Instructions to follow
Using the listing below, please gather every line containing the word "Clone".

Data for this exercise
==*==
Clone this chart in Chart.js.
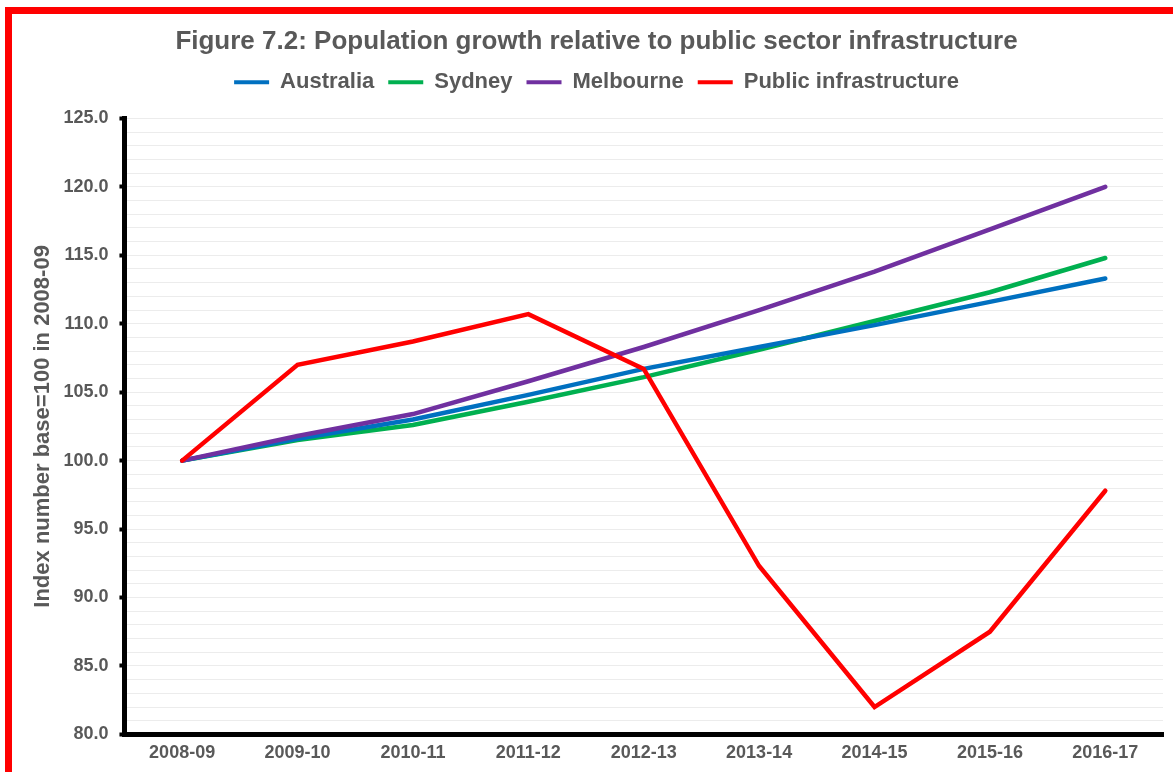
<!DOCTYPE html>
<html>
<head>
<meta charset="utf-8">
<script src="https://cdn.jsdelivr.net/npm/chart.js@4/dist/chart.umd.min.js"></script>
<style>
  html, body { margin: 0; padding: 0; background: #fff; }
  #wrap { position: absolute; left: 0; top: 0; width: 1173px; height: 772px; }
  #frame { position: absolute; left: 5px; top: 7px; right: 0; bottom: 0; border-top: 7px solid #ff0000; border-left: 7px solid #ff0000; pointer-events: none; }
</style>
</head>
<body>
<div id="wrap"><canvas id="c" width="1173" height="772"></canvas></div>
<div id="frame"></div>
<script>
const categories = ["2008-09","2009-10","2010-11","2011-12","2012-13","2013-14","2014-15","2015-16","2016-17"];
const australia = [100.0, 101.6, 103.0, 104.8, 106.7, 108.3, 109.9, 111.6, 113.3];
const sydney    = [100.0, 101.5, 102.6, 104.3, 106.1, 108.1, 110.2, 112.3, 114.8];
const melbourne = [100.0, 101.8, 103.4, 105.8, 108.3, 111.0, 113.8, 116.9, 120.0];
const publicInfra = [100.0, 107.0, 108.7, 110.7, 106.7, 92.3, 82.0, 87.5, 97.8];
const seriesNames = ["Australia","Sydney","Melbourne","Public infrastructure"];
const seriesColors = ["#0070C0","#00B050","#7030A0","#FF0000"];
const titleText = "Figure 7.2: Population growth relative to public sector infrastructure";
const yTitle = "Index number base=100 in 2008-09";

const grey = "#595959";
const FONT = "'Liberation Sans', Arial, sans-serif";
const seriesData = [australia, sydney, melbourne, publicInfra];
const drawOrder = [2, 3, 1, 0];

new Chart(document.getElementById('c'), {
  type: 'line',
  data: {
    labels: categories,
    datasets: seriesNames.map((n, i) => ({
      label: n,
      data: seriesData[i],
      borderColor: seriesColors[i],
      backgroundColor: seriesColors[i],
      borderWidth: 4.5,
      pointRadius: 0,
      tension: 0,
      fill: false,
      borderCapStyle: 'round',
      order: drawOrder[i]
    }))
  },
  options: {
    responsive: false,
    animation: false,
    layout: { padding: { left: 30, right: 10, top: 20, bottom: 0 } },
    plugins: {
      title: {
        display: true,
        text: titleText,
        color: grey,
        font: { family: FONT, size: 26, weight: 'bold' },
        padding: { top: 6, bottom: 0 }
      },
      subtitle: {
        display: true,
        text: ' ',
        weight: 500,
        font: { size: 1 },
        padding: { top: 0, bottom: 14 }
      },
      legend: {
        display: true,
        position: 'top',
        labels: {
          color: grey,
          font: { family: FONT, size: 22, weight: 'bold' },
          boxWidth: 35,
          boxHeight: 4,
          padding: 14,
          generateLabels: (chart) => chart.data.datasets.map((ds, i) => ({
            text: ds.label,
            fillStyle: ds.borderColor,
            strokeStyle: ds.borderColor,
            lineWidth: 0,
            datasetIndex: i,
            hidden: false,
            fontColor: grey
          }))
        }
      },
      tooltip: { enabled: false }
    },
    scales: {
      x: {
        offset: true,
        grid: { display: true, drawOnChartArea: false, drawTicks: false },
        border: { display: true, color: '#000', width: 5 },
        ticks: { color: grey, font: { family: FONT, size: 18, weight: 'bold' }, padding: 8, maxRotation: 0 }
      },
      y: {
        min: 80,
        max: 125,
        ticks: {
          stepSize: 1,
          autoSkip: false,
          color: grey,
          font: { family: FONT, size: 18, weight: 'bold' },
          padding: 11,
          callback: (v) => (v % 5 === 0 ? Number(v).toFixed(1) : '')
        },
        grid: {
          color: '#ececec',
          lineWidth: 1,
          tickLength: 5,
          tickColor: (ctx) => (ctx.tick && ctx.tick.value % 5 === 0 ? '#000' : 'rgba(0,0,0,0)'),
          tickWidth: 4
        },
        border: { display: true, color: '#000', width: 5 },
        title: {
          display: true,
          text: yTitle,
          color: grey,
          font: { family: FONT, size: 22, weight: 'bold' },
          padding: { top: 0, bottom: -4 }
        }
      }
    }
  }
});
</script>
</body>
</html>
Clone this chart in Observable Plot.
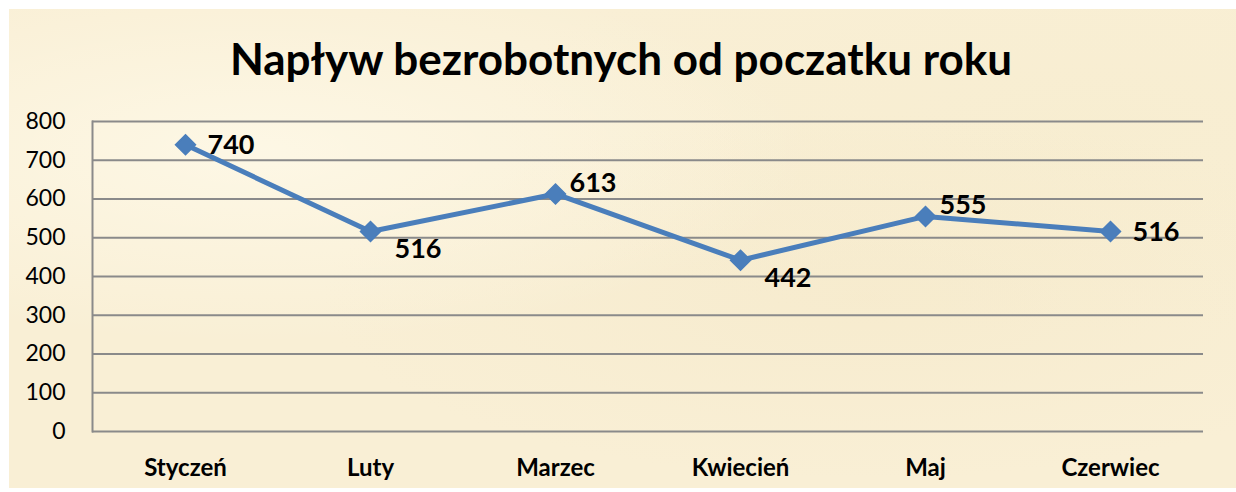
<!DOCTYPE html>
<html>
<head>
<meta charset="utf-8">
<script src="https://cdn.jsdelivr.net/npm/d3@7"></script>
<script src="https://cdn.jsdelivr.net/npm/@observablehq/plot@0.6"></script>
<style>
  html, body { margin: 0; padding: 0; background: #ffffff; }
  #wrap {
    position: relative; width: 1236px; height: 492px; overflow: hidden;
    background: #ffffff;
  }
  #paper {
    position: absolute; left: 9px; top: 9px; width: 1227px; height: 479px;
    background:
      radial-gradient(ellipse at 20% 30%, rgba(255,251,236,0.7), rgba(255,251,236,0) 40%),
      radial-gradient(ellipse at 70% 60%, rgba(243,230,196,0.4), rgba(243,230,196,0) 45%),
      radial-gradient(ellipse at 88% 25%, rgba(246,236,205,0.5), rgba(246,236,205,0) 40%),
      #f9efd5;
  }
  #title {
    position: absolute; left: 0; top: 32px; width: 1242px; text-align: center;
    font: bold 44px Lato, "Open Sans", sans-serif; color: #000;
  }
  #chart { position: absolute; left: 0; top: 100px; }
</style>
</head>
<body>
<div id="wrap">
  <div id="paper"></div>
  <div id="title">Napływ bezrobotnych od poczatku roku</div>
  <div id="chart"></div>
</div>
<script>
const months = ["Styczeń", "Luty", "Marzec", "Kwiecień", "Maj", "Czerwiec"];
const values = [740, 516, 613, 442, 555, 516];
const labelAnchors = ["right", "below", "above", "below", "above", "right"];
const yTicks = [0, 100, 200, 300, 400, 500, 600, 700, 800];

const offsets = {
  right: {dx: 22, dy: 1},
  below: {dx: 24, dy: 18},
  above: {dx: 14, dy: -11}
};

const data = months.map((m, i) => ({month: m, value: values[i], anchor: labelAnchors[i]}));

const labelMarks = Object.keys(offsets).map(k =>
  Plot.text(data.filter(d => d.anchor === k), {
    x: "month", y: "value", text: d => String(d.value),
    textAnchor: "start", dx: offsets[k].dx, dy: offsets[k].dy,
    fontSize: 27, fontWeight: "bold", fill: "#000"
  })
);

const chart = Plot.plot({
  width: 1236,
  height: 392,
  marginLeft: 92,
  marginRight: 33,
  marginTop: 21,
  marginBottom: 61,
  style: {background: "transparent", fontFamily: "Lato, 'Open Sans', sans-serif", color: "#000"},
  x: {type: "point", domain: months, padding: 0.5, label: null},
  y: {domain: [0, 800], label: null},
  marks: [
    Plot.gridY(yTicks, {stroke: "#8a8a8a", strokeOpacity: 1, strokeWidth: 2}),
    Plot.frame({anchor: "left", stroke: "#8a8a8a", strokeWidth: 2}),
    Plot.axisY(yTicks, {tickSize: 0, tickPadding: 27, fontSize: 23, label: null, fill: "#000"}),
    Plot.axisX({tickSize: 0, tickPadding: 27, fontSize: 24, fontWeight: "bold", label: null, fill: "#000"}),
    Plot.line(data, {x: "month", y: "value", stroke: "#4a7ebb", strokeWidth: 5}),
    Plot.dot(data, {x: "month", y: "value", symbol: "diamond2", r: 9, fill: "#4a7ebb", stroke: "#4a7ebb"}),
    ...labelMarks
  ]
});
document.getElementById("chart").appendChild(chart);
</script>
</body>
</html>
==*==
Task output
Clone this chart in Chart.js.
Clone this chart in Observable Plot.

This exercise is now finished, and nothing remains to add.